Iowa's Ferentz gets mulligan for shaky opener
IOWA CITY, Iowa—Kirk Ferentz has had some mighty fine days leading the Black and Gold. Sept. 5 was not one of them.
Every coach has off days, and sometimes they occur when you have to lead a team against a supposedly inferior opponent. In that case, as evidenced by this past weekend, your misfortune is magnified as if fans are peering through the Hubble telescope.
I have to admit, I was pretty critical of the Hawkeye headman when the turf pellets had settled from an unbelievable, un-duplicatable finish.
First, Ferentz and the Iowa coaching staff were largely to blame for a very inconsistent pass rush.
Iowa’s ability to put pressure on Northern Iowa quarterback Pat Grace, or lack thereof, ultimately dictated what the Panthers were able to accomplish on any given drive.
Iowa’s defensive front dominated in the first quarter, surrendering only 32 yards of total offense.
However, the coaching staff neglected to efficiently rotate the defensive line, which wore down the pass rush and allowed Grace time to lead the Panthers 91 yards for a touchdown in the second quarter.
The defensive line was impressive again in the third quarter but was too tired to stop two-straight Northern Iowa drives deep into scoring territory at the end of the game.
Ferentz’s second slip was his unwillingness to roll Ricky Stanzi out of the pocket in the first half.
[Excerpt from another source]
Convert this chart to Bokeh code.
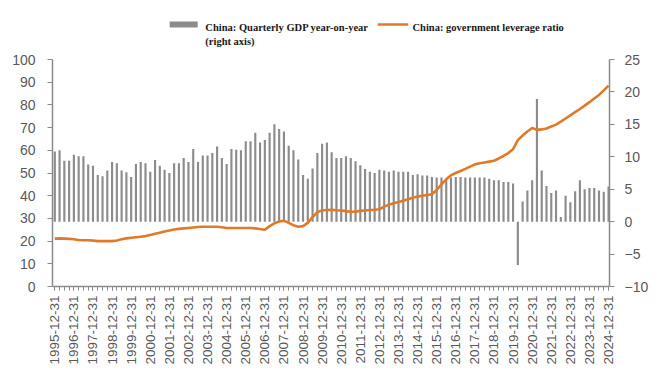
import math
from bokeh.plotting import figure
from bokeh.layouts import column
from bokeh.models import Range1d, LinearAxis, FixedTicker, ColumnDataSource
from bokeh.core.properties import value
from bokeh.embed import file_html
from bokeh.resources import INLINE

# ---------------- data ----------------
years = list(range(1995, 2025))
tick_labels = [f"{y}-12-31" for y in years]

# China: Quarterly GDP year-on-year (%), 1995Q4 .. 2024Q4 (right axis)
gdp_yoy = [
    10.8, 11.0, 9.4, 9.4, 10.3, 10.1, 10.1, 8.8, 8.6, 7.2, 7.0, 7.9,
    9.2, 9.0, 7.9, 7.6, 6.9, 8.9, 9.2, 9.0, 7.7, 9.5, 8.6, 8.0,
    7.5, 9.0, 9.0, 9.8, 9.2, 11.2, 9.2, 10.2, 10.2, 10.6, 11.6, 9.8,
    8.9, 11.2, 11.1, 11.0, 12.4, 12.4, 13.7, 12.2, 12.6, 13.7, 15.0, 14.3,
    13.9, 11.7, 11.0, 9.6, 7.2, 6.6, 8.2, 10.6, 12.0, 12.2, 10.7, 9.8,
    9.8, 10.1, 9.8, 9.3, 8.7, 8.1, 7.7, 7.5, 8.0, 7.9, 7.7, 7.9,
    7.7, 7.7, 7.7, 7.2, 7.3, 7.1, 7.1, 6.9, 6.8, 6.8, 6.6, 6.8,
    6.9, 6.9, 6.8, 6.8, 6.8, 6.8, 6.8, 6.6, 6.4, 6.4, 6.1, 6.1,
    5.9, -6.7, 3.1, 4.8, 6.4, 18.9, 7.9, 5.5, 4.4, 4.8, 0.7, 4.0,
    3.0, 4.7, 6.4, 5.0, 5.2, 5.2, 4.8, 4.6, 5.4,
]

# China: government leverage ratio (%), 1995Q4 .. 2024Q4 (left axis)
leverage = [
    21.1, 21.2, 21.1, 21.0, 20.8, 20.5, 20.4, 20.4, 20.2, 20.0, 20.0, 20.0,
    20.0, 20.3, 20.8, 21.2, 21.5, 21.7, 21.9, 22.2, 22.7, 23.2, 23.7, 24.2,
    24.7, 25.1, 25.4, 25.6, 25.8, 26.0, 26.2, 26.3, 26.3, 26.3, 26.3, 26.1,
    25.8, 25.8, 25.8, 25.8, 25.8, 25.8, 25.6, 25.3, 25.0, 26.6, 27.8, 28.6,
    29.0, 28.0, 27.0, 26.3, 26.6, 28.0, 30.6, 32.8, 33.5, 33.7, 33.8, 33.6,
    33.5, 33.2, 32.9, 33.0, 33.3, 33.5, 33.7, 33.8, 34.0, 35.2, 36.0, 36.7,
    37.2, 37.8, 38.4, 39.1, 39.6, 40.0, 40.3, 40.6, 42.5, 45.0, 47.2, 49.0,
    50.0, 50.9, 51.8, 52.8, 53.8, 54.3, 54.6, 55.0, 55.4, 56.4, 57.5, 58.8,
    60.5, 64.5, 66.5, 68.3, 69.8, 69.0, 69.2, 69.6, 70.5, 71.3, 72.6, 74.0,
    75.4, 76.8, 78.2, 79.7, 81.2, 82.8, 84.4, 86.4, 88.5,
]

series_names = ["China: Quarterly GDP year-on-year", "(right axis)",
                "China: government leverage ratio"]

idx = list(range(len(gdp_yoy)))
src = ColumnDataSource(dict(x=idx, gdp=gdp_yoy, lev=leverage))

GRAY = "#8c8c8c"
ORANGE = "#e07a28"
AXIS = "#8a8a8a"
LABEL = "#595959"
W = 656
LEG_H = 49

# ---------------- legend strip (pixel-like coordinates) ----------------
leg = figure(width=W, height=LEG_H, output_backend="svg", toolbar_location=None,
             x_range=Range1d(0, W), y_range=Range1d(LEG_H, 0),
             min_border=0, x_axis_location=None, y_axis_location=None)
leg.outline_line_color = None
leg.grid.visible = False
leg.background_fill_color = "white"
leg.border_fill_color = "white"
leg.quad(left=[138], right=[171], top=[21], bottom=[27], fill_color=GRAY, line_color=None)
leg.segment(x0=[383], x1=[419], y0=[24], y1=[24], line_color=ORANGE, line_width=2.6)
leg.text(x=[180, 180, 424], y=[27, 41, 27], text=series_names,
         text_font=value("Liberation Serif"), text_font_style="bold",
         text_font_size="10.5px", text_color="#1a1a1a", text_baseline="alphabetic")

# ---------------- main chart ----------------
TOP = 59 - LEG_H          # frame top in page pixels = 59
H = 332
BOT = 286 - LEG_H         # frame bottom in figure pixels
p = figure(width=W, height=H, output_backend="svg", toolbar_location=None,
           x_range=Range1d(-0.48, 116.2), y_range=Range1d(0, 100),
           min_border_left=52, min_border_right=W - 609, min_border_top=TOP,
           min_border_bottom=H - BOT, y_axis_location=None, x_axis_location=None)
p.extra_y_ranges = {"right": Range1d(-10, 25)}
p.outline_line_color = None
p.grid.visible = False
p.background_fill_color = "white"
p.border_fill_color = "white"

p.vbar(x="x", top="gdp", bottom=0, width=0.45, source=src, y_range_name="right",
       fill_color=GRAY, line_color=None)
p.line(x="x", y="lev", source=src, line_color=ORANGE, line_width=2.6)


def style(ax, size):
    ax.axis_line_color = AXIS
    ax.axis_line_width = 1.5
    ax.major_tick_line_color = AXIS
    ax.minor_tick_line_color = AXIS
    ax.major_tick_in = 0
    ax.minor_tick_in = 0
    ax.major_label_text_font = "Liberation Sans"
    ax.major_label_text_font_size = size
    ax.major_label_text_color = LABEL


left = LinearAxis(ticker=FixedTicker(ticks=list(range(0, 101, 10)), minor_ticks=[]))
style(left, "14px")
left.major_tick_out = 5
left.major_label_standoff = 12
p.add_layout(left, "left")

right = LinearAxis(y_range_name="right",
                   ticker=FixedTicker(ticks=list(range(-10, 26, 5)), minor_ticks=[]))
style(right, "14px")
right.major_tick_out = 5
right.major_label_standoff = 10
p.add_layout(right, "right")

bottom = LinearAxis(ticker=FixedTicker(ticks=[i * 4 for i in range(len(years))],
                                       minor_ticks=idx))
style(bottom, "13.5px")
bottom.major_tick_out = 4
bottom.minor_tick_out = 4
bottom.major_label_standoff = 5
bottom.major_label_orientation = math.pi / 2
bottom.major_label_overrides = {i * 4: lab for i, lab in enumerate(tick_labels)}
p.add_layout(bottom, "below")

layout = column(leg, p, spacing=0)
open("out.html", "w").write(file_html(layout, INLINE))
Stanzi is going to be an above average quarterback, but his ability to throw from the pocket is still largely undeveloped.
Most of his throws in the first half were off target, but he looked smooth when he was given the chance to roll out in the second half. He repeatedly hit Tony Moeaki and crew in stride on two touchdown drives en route to amassing 179 yards in the half.
The last qualm I had with Ferentz was his decision to run redshirt freshman Adam Robinson on fourth and one from the Northern Iowa 32 in the fourth quarter. It was frustrating to watch Robinson get swarmed under for a loss when a field goal would have forced Northern Iowa to score a touchdown.
I realize kicker Daniel Murray had missed a similar kick earlier in the half, but you have to have faith in your kicker in that situation. Iowa let the Panthers dictate how the game would end with that decision, which almost cost the Hawkeyes.